§ Problem details
The material below contains a line with "Generate a Python" and a line with "import seaborn as sns". Copy exactly those two lines and all lines between them.

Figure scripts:

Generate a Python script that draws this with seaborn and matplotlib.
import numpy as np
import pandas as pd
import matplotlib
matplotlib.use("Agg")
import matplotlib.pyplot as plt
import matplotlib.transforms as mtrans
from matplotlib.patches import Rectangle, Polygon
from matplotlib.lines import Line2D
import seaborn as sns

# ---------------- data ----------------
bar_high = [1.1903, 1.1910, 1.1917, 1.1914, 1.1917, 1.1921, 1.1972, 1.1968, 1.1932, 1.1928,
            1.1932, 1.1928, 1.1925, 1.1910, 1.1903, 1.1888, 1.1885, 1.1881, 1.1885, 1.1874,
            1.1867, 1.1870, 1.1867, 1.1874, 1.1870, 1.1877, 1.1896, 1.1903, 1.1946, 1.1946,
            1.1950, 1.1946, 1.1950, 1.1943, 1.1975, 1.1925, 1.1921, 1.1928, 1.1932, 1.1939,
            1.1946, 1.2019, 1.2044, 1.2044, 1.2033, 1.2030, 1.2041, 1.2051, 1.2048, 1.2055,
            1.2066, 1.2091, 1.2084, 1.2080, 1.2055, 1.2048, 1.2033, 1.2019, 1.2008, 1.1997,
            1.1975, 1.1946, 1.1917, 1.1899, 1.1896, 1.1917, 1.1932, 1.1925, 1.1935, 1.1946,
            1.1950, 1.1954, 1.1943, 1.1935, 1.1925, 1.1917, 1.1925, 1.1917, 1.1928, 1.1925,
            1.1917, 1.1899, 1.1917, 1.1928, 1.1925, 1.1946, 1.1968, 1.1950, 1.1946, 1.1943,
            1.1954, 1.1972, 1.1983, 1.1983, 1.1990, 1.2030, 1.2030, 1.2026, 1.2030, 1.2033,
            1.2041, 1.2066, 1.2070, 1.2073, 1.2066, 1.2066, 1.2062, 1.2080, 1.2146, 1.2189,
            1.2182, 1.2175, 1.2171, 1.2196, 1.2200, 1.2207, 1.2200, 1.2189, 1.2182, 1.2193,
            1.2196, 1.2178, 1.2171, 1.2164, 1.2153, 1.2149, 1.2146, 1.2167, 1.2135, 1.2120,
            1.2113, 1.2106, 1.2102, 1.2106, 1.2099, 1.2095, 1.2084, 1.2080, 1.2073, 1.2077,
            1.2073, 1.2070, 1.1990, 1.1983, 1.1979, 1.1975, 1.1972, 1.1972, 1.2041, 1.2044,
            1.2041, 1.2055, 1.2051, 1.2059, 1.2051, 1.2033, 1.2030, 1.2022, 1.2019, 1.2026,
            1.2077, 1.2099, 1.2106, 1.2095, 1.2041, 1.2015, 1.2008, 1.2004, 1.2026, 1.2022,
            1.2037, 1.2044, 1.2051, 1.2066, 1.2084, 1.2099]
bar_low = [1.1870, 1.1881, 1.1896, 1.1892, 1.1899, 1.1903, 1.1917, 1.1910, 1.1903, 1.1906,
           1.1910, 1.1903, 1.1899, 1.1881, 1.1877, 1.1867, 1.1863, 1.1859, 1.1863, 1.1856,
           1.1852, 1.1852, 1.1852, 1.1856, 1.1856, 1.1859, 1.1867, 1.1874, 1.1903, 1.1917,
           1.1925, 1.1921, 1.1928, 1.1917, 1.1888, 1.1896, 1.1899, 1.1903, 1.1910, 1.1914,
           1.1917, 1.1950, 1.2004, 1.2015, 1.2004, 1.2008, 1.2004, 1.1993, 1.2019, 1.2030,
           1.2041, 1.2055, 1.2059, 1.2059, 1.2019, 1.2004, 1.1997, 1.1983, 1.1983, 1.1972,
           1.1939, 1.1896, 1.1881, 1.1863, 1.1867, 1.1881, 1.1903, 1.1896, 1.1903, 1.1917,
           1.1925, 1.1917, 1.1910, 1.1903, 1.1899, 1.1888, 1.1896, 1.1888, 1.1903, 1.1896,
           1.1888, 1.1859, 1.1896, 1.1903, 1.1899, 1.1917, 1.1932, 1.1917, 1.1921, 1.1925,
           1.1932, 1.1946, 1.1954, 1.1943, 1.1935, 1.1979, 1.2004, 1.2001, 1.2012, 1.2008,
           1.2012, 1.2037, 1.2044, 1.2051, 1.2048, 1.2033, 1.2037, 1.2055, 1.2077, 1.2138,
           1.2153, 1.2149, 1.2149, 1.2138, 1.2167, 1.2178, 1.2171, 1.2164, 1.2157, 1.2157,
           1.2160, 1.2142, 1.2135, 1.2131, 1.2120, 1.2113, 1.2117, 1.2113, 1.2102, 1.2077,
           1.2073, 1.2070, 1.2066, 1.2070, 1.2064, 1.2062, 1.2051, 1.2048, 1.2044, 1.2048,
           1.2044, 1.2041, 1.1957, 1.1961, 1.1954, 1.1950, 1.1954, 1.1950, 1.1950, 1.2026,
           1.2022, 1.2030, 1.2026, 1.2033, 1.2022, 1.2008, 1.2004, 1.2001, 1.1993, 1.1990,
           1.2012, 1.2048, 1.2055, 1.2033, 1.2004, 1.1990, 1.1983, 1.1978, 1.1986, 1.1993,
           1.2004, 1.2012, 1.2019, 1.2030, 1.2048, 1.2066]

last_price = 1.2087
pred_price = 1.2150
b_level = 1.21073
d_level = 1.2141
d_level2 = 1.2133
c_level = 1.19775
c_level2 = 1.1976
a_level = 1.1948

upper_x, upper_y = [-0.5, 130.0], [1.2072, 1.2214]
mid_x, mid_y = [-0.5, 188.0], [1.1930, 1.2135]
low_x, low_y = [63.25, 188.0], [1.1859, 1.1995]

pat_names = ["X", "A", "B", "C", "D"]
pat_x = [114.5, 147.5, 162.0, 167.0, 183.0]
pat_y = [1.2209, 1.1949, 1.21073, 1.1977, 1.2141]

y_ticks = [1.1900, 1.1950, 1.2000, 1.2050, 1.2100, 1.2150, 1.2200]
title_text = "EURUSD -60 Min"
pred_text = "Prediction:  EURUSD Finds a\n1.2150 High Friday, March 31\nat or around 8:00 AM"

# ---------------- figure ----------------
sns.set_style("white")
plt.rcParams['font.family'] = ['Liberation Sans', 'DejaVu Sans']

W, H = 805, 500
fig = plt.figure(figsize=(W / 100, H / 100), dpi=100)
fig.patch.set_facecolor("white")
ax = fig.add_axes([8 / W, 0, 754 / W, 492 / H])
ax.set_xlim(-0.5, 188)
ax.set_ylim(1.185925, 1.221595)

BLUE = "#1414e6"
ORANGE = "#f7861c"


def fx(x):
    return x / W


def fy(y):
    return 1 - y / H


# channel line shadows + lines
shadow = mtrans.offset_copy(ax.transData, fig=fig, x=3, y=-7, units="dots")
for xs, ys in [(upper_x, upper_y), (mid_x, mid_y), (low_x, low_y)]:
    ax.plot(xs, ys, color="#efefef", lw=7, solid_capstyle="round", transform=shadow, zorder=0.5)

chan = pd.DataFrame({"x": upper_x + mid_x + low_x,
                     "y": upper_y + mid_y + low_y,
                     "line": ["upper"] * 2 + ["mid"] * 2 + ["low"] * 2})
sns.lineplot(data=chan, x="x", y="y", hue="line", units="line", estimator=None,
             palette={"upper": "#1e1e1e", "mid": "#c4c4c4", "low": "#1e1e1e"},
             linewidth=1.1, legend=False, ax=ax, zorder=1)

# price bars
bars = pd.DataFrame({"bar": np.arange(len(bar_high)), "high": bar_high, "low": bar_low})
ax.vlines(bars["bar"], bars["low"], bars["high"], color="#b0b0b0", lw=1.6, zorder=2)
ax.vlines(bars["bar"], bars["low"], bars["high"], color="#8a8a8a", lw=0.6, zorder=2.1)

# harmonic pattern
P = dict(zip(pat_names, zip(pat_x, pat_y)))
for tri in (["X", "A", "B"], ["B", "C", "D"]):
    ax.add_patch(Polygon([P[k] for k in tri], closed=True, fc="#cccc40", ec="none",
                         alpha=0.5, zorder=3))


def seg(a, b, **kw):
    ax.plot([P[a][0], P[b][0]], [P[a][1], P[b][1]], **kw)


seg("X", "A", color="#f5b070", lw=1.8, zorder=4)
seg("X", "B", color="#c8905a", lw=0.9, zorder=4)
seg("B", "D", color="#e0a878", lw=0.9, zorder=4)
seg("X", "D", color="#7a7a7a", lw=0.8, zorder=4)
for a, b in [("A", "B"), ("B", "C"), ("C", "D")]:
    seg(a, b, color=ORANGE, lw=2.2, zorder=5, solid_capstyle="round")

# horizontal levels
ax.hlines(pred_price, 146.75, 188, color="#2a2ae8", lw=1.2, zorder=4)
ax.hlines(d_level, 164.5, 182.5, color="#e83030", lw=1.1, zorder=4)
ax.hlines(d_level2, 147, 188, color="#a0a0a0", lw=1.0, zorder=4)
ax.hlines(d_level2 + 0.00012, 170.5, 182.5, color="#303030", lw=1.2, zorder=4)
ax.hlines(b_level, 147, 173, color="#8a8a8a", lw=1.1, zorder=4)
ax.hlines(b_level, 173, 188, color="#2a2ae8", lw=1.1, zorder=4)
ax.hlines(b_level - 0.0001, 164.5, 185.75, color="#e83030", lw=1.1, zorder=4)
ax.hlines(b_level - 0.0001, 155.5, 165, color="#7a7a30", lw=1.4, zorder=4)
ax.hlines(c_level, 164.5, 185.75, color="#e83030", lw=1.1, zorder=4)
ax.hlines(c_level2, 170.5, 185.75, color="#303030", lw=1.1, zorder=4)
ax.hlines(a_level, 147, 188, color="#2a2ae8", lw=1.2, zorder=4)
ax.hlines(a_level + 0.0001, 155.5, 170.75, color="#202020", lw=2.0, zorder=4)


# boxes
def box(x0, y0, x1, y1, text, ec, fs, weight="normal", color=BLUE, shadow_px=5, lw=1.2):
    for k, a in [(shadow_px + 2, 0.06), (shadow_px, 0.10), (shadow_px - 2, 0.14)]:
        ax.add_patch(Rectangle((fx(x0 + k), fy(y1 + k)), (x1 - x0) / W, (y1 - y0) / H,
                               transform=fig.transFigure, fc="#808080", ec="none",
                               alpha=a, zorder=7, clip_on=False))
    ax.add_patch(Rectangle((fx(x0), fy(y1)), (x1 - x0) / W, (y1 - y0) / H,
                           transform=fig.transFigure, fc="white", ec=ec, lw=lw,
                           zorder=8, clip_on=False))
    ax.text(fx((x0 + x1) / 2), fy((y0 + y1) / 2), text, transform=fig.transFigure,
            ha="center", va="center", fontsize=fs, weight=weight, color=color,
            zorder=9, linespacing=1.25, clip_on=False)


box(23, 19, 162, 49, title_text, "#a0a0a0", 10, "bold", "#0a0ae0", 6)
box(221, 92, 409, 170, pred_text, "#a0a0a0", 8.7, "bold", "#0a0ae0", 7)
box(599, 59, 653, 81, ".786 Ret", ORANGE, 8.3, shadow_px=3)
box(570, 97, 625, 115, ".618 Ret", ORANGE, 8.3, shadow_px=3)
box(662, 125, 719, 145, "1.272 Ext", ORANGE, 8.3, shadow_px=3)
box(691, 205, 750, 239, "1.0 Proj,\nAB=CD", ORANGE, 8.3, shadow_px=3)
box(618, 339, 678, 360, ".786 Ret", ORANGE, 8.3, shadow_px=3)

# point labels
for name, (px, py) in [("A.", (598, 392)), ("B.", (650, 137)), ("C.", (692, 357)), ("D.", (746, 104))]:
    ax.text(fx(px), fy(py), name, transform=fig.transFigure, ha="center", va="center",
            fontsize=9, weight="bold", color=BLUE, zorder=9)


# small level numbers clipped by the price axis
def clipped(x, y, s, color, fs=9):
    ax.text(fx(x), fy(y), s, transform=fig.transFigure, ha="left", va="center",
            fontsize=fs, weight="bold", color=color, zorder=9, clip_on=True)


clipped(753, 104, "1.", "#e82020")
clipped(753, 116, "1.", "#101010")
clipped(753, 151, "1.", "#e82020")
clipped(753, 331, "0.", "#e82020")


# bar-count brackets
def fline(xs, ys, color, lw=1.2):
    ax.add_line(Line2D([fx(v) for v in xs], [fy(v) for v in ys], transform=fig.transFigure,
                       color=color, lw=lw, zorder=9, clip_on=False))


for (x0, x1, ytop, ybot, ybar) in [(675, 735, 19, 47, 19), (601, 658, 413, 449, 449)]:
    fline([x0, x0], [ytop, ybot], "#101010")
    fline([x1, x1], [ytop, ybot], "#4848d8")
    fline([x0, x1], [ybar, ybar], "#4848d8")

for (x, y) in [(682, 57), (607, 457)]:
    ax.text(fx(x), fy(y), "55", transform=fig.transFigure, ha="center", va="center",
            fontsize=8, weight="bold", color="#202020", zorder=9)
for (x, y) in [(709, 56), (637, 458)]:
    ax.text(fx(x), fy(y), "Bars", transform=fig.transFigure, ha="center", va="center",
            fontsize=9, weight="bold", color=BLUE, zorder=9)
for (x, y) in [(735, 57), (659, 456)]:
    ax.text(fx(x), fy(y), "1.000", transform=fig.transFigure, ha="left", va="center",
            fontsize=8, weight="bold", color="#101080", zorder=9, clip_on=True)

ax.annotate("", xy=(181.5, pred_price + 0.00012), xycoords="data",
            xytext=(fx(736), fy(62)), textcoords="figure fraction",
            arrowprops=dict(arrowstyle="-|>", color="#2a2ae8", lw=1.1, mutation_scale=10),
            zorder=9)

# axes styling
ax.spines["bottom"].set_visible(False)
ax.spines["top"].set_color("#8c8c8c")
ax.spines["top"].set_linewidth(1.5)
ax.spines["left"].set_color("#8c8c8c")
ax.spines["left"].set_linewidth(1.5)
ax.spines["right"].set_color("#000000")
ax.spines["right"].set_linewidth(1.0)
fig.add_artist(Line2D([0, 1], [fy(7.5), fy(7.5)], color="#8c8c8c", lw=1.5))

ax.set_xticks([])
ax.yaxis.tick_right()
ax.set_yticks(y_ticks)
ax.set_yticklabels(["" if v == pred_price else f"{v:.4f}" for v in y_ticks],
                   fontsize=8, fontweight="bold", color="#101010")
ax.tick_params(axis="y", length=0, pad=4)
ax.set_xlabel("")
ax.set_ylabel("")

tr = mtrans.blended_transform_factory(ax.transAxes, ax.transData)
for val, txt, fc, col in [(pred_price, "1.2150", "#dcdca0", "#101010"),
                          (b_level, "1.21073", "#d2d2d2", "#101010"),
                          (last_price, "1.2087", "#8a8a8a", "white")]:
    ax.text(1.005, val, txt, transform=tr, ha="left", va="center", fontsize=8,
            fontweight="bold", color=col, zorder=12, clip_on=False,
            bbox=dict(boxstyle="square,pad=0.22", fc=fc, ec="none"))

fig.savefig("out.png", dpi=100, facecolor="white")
---
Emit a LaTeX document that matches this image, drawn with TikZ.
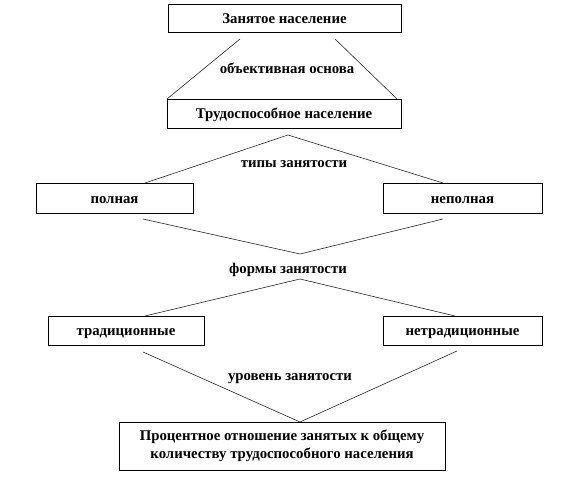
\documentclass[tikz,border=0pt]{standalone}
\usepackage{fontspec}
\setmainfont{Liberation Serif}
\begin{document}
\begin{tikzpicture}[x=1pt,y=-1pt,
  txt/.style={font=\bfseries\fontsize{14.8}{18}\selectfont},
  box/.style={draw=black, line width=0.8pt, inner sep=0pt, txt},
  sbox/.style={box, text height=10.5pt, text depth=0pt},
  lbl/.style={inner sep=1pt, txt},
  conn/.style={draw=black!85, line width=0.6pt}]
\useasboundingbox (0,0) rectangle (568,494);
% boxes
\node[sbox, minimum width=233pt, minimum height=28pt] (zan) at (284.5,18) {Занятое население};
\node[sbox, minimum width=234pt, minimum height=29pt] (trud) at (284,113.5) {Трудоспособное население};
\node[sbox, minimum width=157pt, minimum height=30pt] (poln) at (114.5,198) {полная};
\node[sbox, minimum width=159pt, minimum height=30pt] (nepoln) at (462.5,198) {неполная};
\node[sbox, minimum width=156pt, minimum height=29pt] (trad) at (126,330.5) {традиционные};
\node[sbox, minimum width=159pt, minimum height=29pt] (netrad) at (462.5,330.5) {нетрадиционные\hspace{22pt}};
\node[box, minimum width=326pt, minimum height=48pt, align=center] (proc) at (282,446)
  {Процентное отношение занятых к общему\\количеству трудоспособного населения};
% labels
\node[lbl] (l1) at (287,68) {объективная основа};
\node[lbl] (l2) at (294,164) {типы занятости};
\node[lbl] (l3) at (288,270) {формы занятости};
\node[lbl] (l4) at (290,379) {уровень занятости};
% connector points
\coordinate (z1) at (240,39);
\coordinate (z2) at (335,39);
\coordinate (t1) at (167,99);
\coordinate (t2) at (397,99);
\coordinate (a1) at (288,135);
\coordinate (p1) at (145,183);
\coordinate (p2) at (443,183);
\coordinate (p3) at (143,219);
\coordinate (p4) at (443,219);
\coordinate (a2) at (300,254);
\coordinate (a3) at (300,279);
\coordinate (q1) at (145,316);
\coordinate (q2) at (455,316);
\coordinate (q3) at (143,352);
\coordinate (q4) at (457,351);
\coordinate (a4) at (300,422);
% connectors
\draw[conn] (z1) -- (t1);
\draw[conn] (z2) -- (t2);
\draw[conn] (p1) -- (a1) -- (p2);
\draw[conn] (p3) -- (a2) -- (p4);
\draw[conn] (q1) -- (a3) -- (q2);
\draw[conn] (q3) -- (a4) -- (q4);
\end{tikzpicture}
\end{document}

§ Response below
Generate a Python script that draws this with seaborn and matplotlib.
import numpy as np
import pandas as pd
import matplotlib
matplotlib.use("Agg")
import matplotlib.pyplot as plt
import matplotlib.transforms as mtrans
from matplotlib.patches import Rectangle, Polygon
from matplotlib.lines import Line2D
import seaborn as sns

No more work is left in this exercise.